[BEGIN MATERIAL FOR THIS TASK]
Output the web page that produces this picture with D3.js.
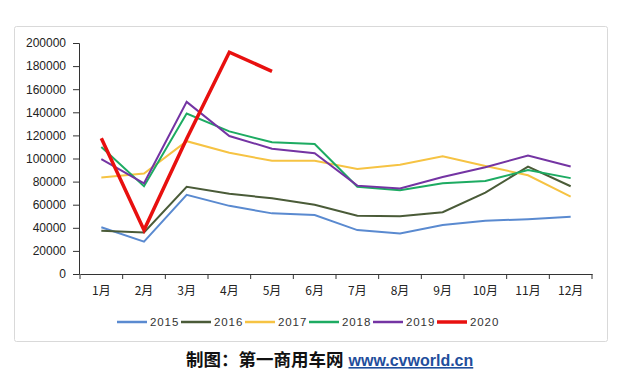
<!DOCTYPE html>
<html><head><meta charset="utf-8">
<script src="https://cdn.jsdelivr.net/npm/d3@7/dist/d3.min.js"></script>
<style>body{margin:0;background:#fff;}svg{display:block;}</style>
</head><body>
<svg id="c" width="630" height="380"></svg>
<script>
const months = ["1月","2月","3月","4月","5月","6月","7月","8月","9月","10月","11月","12月"];
const yTicks = [0,20000,40000,60000,80000,100000,120000,140000,160000,180000,200000];
const years = ["2015","2016","2017","2018","2019","2020"];
const s2015 = [40500,28000,68500,59000,52500,51000,38000,35000,42500,46000,47500,49500];
const s2016 = [37500,36000,75500,69500,65500,60000,50500,50000,53500,70500,93000,76000];
const s2017 = [83500,87000,115000,105000,98000,98000,91000,94500,102000,93500,85500,67000];
const s2018 = [110000,76000,139000,123500,114000,112500,75500,72500,78500,80500,90000,83000];
const s2019 = [99500,78500,149000,119500,108500,104500,76500,74000,84000,92500,102500,93000];
const s2020 = [117500,38000,117000,192000,175500];
const series = [s2015,s2016,s2017,s2018,s2019,s2020];
const colors = ["#5a8ad0","#4a5b38","#f6c343","#1dab62","#7434a3","#e8100f"];
const widths = [2,2,2,2,2,3.5];

const svg = d3.select("#c");
svg.append("rect").attr("x",14.5).attr("y",26.5).attr("width",593).attr("height",315)
  .attr("rx",2).attr("fill","#fff").attr("stroke","#d9d9d9");

const x = d3.scaleBand().domain(months).range([80,592]);
const y = d3.scaleLinear().domain([0,200000]).range([274,43]);

const gy = svg.append("g").attr("transform","translate(79,0)")
  .call(d3.axisLeft(y).tickValues(yTicks).tickSize(6).tickFormat(d3.format("d")));
gy.select(".domain").attr("stroke","#333");
gy.selectAll(".tick line").attr("stroke","#333");
gy.selectAll(".tick text").attr("font-family","Liberation Sans, Arial, sans-serif")
  .attr("font-size",12).attr("fill","#222").attr("x",-13);

const gx = svg.append("g").attr("transform","translate(0,274)")
  .call(d3.axisBottom(x).tickSize(0).tickSizeOuter(0));
gx.select(".domain").attr("stroke","#333");
gx.selectAll(".tick text").attr("font-family","Noto Sans CJK SC, sans-serif")
  .attr("font-size",12).attr("fill","#222").attr("dy",0).attr("y",21);
gx.selectAll(".bt").data(months.concat(["end"])).enter().append("line")
  .attr("x1",(d,i)=> i<12 ? x(d) : x(months[11])+x.bandwidth())
  .attr("x2",(d,i)=> i<12 ? x(d) : x(months[11])+x.bandwidth())
  .attr("y1",0).attr("y2",5).attr("stroke","#333");

const line = d3.line().x((d,i)=>x(months[i])+x.bandwidth()/2).y(d=>y(d));
series.forEach((s,k)=>{
  svg.append("path").attr("d",line(s)).attr("fill","none")
    .attr("stroke",colors[k]).attr("stroke-width",widths[k])
    .attr("stroke-linejoin","miter");
});

const lg = svg.append("g");
years.forEach((yr,k)=>{
  const x0 = 117 + k*64;
  lg.append("line").attr("x1",x0).attr("x2",x0+30).attr("y1",322).attr("y2",322)
    .attr("stroke",colors[k]).attr("stroke-width",k===5?3.5:2.5);
  lg.append("text").attr("x",x0+33).attr("y",326).text(yr)
    .attr("font-family","Liberation Sans, Arial, sans-serif").attr("font-size",11.5)
    .attr("letter-spacing",0.9).attr("fill","#333");
});

const cap = svg.append("text").attr("x",186).attr("y",366)
  .attr("font-family","Noto Sans CJK SC, sans-serif").attr("font-weight","bold");
cap.append("tspan").text("制图：第一商用车网").attr("fill","#111").attr("font-size",17.5);
cap.append("tspan").text("www.cvworld.cn").attr("fill","#1f4e9c").attr("dx",5)
  .attr("font-size",16)
  .attr("font-family","Liberation Sans, Arial, sans-serif").attr("text-decoration","underline");
</script>
</body></html>
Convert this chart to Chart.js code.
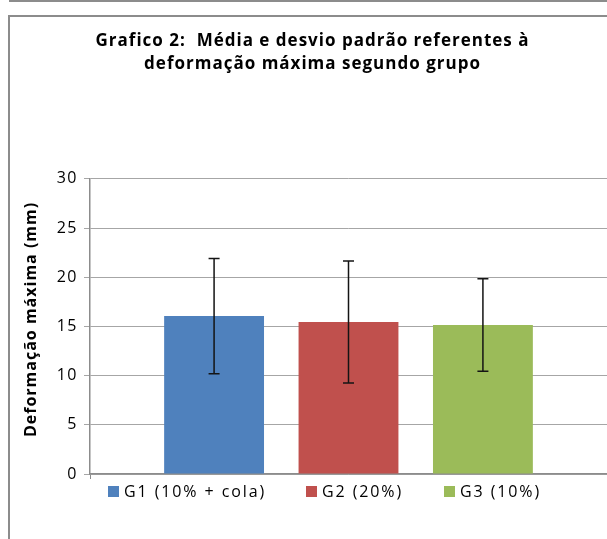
[END MATERIAL FOR THIS TASK]
* _YOUR INSTRUCTIONS_: Retype every record above exactly as written, but leave out the pictures.

* _FINISHED TASK_:
Output the web page that produces this picture with D3.js.
<!DOCTYPE html>
<html><head><meta charset="utf-8">
<script src="https://cdn.jsdelivr.net/npm/d3@7/dist/d3.min.js"></script>
<style>body{margin:0;background:#fff;}svg{display:block;}</style>
</head><body>
<svg id="c" width="630" height="380"></svg>
<script>
const months = ["1月","2月","3月","4月","5月","6月","7月","8月","9月","10月","11月","12月"];
const yTicks = [0,20000,40000,60000,80000,100000,120000,140000,160000,180000,200000];
const years = ["2015","2016","2017","2018","2019","2020"];
const s2015 = [40500,28000,68500,59000,52500,51000,38000,35000,42500,46000,47500,49500];
const s2016 = [37500,36000,75500,69500,65500,60000,50500,50000,53500,70500,93000,76000];
const s2017 = [83500,87000,115000,105000,98000,98000,91000,94500,102000,93500,85500,67000];
const s2018 = [110000,76000,139000,123500,114000,112500,75500,72500,78500,80500,90000,83000];
const s2019 = [99500,78500,149000,119500,108500,104500,76500,74000,84000,92500,102500,93000];
const s2020 = [117500,38000,117000,192000,175500];
const series = [s2015,s2016,s2017,s2018,s2019,s2020];
const colors = ["#5a8ad0","#4a5b38","#f6c343","#1dab62","#7434a3","#e8100f"];
const widths = [2,2,2,2,2,3.5];

const svg = d3.select("#c");
svg.append("rect").attr("x",14.5).attr("y",26.5).attr("width",593).attr("height",315)
  .attr("rx",2).attr("fill","#fff").attr("stroke","#d9d9d9");

const x = d3.scaleBand().domain(months).range([80,592]);
const y = d3.scaleLinear().domain([0,200000]).range([274,43]);

const gy = svg.append("g").attr("transform","translate(79,0)")
  .call(d3.axisLeft(y).tickValues(yTicks).tickSize(6).tickFormat(d3.format("d")));
gy.select(".domain").attr("stroke","#333");
gy.selectAll(".tick line").attr("stroke","#333");
gy.selectAll(".tick text").attr("font-family","Liberation Sans, Arial, sans-serif")
  .attr("font-size",12).attr("fill","#222").attr("x",-13);

const gx = svg.append("g").attr("transform","translate(0,274)")
  .call(d3.axisBottom(x).tickSize(0).tickSizeOuter(0));
gx.select(".domain").attr("stroke","#333");
gx.selectAll(".tick text").attr("font-family","Noto Sans CJK SC, sans-serif")
  .attr("font-size",12).attr("fill","#222").attr("dy",0).attr("y",21);
gx.selectAll(".bt").data(months.concat(["end"])).enter().append("line")
  .attr("x1",(d,i)=> i<12 ? x(d) : x(months[11])+x.bandwidth())
  .attr("x2",(d,i)=> i<12 ? x(d) : x(months[11])+x.bandwidth())
  .attr("y1",0).attr("y2",5).attr("stroke","#333");

const line = d3.line().x((d,i)=>x(months[i])+x.bandwidth()/2).y(d=>y(d));
series.forEach((s,k)=>{
  svg.append("path").attr("d",line(s)).attr("fill","none")
    .attr("stroke",colors[k]).attr("stroke-width",widths[k])
    .attr("stroke-linejoin","miter");
});

const lg = svg.append("g");
years.forEach((yr,k)=>{
  const x0 = 117 + k*64;
  lg.append("line").attr("x1",x0).attr("x2",x0+30).attr("y1",322).attr("y2",322)
    .attr("stroke",colors[k]).attr("stroke-width",k===5?3.5:2.5);
  lg.append("text").attr("x",x0+33).attr("y",326).text(yr)
    .attr("font-family","Liberation Sans, Arial, sans-serif").attr("font-size",11.5)
    .attr("letter-spacing",0.9).attr("fill","#333");
});

const cap = svg.append("text").attr("x",186).attr("y",366)
  .attr("font-family","Noto Sans CJK SC, sans-serif").attr("font-weight","bold");
cap.append("tspan").text("制图：第一商用车网").attr("fill","#111").attr("font-size",17.5);
cap.append("tspan").text("www.cvworld.cn").attr("fill","#1f4e9c").attr("dx",5)
  .attr("font-size",16)
  .attr("font-family","Liberation Sans, Arial, sans-serif").attr("text-decoration","underline");
</script>
</body></html>
Convert this chart to Chart.js code.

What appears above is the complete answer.